MATERIALS PROVIDED —
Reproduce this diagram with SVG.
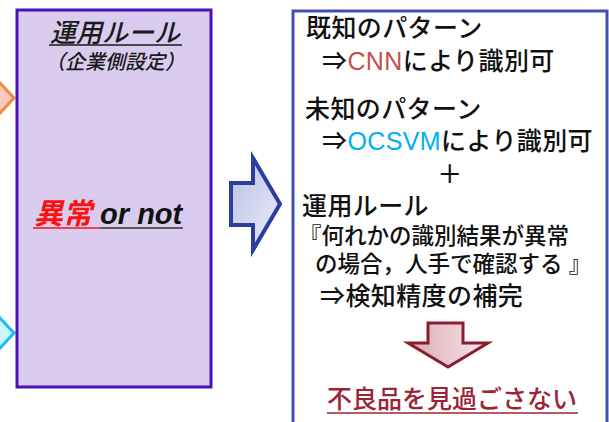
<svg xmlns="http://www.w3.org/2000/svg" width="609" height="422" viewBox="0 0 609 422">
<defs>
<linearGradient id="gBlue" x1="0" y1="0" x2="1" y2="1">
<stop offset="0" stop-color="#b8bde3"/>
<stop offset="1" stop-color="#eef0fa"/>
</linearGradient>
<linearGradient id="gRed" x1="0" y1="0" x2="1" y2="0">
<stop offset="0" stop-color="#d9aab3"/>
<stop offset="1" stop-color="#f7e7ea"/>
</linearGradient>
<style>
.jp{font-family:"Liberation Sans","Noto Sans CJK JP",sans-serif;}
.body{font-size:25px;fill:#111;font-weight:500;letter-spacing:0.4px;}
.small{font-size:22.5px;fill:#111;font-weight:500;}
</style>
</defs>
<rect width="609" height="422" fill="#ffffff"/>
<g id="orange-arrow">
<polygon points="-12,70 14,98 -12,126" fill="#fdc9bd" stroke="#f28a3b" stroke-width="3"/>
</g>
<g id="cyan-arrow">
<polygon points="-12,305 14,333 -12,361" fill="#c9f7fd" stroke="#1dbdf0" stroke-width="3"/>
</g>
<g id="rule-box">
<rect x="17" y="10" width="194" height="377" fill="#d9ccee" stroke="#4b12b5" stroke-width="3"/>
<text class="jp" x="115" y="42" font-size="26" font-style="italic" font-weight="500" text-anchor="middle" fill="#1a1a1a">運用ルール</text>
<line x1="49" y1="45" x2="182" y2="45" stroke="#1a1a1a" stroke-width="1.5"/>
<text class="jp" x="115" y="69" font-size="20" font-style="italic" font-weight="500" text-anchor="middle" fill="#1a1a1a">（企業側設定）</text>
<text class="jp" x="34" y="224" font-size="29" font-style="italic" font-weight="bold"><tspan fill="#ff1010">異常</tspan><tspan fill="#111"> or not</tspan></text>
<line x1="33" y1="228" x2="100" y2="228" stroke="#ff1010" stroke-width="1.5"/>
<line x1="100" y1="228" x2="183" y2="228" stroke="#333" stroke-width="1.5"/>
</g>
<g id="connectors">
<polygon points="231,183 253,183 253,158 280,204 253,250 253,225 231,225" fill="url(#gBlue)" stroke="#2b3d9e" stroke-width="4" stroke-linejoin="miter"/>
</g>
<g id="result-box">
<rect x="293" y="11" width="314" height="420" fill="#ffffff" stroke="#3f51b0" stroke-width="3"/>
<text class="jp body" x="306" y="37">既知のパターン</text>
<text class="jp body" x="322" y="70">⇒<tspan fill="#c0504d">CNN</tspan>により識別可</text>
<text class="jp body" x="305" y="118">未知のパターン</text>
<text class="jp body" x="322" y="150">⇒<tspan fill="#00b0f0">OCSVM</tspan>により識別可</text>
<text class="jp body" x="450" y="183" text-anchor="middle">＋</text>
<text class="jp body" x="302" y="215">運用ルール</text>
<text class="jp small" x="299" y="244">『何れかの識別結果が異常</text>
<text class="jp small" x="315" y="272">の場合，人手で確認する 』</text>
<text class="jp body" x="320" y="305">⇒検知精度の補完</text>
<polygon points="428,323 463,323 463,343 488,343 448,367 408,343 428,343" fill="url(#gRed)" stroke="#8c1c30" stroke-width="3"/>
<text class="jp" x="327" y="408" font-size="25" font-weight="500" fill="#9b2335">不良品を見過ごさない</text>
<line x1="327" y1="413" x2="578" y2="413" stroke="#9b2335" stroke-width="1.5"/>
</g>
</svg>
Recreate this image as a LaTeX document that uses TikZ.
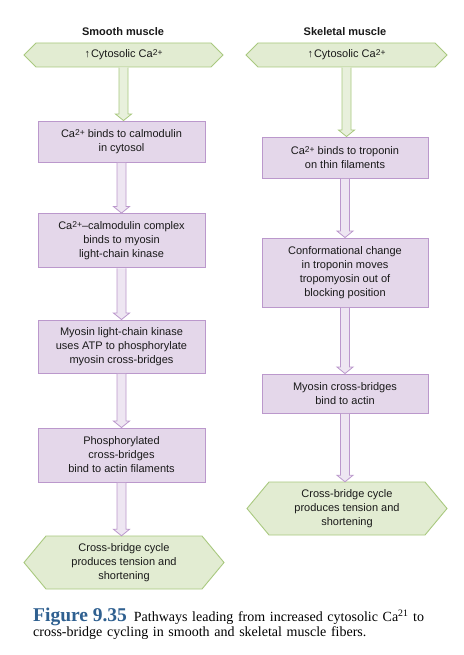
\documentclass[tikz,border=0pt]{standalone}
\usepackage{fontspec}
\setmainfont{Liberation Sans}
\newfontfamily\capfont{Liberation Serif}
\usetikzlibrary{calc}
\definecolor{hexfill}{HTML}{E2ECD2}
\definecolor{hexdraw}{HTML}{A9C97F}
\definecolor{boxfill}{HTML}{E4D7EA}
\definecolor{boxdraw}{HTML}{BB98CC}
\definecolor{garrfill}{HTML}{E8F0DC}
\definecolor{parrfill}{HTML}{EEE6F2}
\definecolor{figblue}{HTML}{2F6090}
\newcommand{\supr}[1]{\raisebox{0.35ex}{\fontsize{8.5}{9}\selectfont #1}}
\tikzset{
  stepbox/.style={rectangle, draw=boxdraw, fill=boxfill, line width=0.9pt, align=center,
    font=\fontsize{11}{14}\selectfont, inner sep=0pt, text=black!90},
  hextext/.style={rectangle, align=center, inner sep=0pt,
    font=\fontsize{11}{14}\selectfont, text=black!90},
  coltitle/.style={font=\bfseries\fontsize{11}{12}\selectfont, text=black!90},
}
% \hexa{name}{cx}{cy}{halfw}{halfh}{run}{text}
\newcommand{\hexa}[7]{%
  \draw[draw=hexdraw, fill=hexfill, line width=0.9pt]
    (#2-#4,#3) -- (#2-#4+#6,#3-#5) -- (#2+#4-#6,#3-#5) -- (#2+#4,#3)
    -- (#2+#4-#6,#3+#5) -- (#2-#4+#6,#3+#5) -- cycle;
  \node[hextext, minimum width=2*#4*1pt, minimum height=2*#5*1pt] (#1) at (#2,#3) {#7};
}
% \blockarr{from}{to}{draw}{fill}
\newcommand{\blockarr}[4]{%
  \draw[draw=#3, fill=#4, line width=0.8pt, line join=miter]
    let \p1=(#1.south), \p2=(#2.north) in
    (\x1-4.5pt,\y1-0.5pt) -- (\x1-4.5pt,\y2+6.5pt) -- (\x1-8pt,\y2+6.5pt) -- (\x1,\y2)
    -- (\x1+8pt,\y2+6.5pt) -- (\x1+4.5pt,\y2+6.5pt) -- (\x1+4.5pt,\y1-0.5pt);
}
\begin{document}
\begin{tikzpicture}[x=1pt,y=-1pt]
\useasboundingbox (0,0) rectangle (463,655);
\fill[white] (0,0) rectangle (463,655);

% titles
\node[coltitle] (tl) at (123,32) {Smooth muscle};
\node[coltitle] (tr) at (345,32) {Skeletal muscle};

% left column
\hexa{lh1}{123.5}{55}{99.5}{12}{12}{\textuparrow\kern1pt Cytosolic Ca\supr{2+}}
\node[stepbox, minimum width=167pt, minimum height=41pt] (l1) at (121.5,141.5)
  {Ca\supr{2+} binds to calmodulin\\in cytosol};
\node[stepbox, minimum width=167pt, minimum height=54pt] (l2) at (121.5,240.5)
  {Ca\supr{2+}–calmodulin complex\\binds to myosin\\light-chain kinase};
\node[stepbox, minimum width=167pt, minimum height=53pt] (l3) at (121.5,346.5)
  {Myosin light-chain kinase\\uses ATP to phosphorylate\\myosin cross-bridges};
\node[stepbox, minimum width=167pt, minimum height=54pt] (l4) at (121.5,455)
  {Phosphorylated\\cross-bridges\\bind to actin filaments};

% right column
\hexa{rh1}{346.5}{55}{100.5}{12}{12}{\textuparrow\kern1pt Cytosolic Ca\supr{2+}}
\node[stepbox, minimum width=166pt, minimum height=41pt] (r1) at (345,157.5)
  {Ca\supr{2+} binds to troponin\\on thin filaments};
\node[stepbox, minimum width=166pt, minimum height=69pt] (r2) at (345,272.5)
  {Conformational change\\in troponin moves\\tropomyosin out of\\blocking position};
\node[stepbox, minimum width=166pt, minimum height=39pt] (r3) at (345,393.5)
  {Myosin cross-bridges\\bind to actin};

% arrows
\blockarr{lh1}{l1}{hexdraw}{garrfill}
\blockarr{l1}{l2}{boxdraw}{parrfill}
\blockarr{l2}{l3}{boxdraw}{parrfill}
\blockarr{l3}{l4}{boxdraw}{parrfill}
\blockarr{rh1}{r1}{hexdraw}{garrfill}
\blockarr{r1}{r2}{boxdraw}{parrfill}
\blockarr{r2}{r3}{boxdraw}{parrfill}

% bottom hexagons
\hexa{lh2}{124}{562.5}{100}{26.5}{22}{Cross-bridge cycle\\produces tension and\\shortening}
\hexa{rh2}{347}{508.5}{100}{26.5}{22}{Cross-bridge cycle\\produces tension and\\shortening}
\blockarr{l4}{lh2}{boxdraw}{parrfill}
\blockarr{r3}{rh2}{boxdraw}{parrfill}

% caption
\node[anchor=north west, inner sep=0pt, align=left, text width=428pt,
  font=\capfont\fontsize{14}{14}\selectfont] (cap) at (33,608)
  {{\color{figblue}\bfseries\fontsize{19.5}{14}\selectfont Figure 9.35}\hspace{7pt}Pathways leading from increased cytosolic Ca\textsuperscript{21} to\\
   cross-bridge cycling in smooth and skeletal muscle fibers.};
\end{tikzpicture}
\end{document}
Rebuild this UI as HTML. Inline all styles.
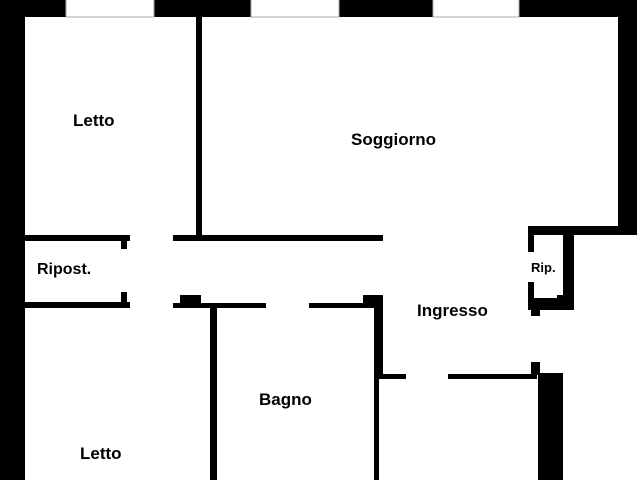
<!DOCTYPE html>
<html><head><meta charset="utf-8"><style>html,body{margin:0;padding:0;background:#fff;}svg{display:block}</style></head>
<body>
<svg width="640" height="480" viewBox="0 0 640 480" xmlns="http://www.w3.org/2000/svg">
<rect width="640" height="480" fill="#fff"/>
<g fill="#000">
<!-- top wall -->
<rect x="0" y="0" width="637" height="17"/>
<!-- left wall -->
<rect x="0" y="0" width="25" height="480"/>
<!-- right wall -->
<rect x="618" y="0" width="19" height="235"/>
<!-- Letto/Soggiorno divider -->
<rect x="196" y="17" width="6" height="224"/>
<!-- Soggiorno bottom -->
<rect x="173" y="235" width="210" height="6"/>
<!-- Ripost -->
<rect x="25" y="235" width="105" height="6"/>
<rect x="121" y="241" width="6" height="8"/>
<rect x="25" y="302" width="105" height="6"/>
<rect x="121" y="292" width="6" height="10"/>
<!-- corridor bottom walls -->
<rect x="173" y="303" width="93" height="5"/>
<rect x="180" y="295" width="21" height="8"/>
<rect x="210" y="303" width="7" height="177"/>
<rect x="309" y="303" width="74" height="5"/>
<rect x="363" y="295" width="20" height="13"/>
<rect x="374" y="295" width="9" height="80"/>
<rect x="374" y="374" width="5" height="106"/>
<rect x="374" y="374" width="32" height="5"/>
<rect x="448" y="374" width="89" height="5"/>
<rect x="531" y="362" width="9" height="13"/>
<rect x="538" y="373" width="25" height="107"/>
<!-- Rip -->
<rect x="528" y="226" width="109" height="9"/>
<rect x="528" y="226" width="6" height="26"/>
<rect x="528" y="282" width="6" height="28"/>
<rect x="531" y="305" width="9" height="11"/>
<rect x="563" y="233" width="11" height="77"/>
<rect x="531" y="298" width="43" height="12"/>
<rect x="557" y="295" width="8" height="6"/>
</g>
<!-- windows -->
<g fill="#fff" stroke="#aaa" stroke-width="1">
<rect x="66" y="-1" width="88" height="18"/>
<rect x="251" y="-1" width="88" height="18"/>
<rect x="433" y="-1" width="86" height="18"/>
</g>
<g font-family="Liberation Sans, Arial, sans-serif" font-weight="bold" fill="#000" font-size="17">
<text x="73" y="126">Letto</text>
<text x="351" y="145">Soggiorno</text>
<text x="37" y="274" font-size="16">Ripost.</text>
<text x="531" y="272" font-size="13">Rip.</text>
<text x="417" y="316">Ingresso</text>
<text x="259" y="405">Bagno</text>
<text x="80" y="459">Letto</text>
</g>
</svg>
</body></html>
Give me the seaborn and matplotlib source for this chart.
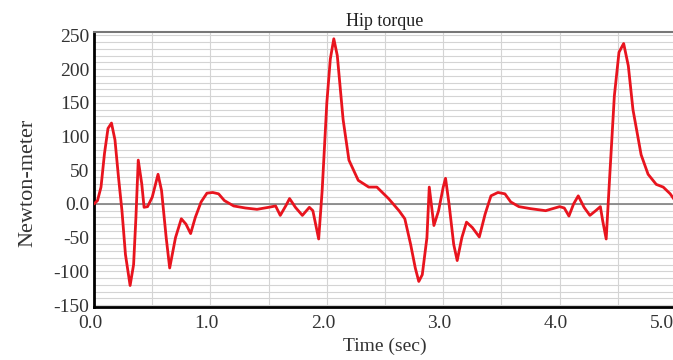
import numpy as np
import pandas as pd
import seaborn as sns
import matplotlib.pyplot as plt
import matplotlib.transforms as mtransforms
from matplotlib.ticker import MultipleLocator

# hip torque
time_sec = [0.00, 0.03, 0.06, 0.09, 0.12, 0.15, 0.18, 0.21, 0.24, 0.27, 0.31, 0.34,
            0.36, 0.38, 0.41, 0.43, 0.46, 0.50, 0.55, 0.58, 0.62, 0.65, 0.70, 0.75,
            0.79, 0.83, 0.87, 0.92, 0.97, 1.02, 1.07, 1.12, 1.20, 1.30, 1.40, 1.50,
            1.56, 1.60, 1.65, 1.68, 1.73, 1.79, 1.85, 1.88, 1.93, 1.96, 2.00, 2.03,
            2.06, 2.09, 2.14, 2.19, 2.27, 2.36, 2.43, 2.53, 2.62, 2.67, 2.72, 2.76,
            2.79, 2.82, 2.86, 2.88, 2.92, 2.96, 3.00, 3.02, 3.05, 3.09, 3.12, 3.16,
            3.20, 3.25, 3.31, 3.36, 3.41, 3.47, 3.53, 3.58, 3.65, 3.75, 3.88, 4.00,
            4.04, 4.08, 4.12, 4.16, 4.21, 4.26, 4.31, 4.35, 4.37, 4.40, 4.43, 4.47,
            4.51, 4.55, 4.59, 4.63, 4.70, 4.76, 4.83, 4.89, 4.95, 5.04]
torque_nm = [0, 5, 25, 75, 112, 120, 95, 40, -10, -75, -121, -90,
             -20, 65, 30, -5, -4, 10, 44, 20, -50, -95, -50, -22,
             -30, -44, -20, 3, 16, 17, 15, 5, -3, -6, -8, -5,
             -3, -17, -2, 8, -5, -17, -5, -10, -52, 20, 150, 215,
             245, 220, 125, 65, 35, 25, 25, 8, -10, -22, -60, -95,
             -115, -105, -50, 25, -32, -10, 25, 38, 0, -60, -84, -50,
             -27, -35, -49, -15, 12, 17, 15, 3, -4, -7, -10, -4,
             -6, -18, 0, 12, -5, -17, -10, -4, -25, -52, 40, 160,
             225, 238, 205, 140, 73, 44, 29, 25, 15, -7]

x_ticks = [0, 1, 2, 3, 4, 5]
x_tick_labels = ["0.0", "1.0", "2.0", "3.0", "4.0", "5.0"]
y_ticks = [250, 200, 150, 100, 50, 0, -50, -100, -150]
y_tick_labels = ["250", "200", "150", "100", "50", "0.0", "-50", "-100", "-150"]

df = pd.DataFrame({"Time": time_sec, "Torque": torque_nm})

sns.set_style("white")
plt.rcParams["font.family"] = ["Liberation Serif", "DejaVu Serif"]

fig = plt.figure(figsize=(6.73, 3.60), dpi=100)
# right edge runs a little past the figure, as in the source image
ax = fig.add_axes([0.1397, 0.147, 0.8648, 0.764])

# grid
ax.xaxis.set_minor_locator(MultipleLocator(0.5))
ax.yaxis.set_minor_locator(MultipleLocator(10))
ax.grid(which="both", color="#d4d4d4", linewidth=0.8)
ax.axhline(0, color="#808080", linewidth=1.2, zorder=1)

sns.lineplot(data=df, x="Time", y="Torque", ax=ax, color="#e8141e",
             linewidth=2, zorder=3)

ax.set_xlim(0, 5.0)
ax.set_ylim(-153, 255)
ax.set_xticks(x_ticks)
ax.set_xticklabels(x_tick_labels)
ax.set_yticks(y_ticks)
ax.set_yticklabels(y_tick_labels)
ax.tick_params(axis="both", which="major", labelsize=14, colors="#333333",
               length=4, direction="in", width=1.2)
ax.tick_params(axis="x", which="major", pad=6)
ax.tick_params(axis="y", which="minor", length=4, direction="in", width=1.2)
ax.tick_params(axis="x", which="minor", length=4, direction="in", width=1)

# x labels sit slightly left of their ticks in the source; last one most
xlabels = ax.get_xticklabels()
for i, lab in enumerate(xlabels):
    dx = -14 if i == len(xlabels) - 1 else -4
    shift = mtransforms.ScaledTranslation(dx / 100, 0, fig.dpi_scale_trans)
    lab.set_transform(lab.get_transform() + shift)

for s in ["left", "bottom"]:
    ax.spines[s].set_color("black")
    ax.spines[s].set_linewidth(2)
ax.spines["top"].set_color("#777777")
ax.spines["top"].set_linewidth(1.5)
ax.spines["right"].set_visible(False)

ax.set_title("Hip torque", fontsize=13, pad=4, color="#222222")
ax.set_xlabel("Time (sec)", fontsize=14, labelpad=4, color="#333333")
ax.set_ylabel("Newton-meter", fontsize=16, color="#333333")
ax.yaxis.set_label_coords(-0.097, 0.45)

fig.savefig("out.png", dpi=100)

SET TASK —
Indicate how many lines of the material include the word "source"; the number alone is required.

RESPONSE TO THE EXERCISE —
3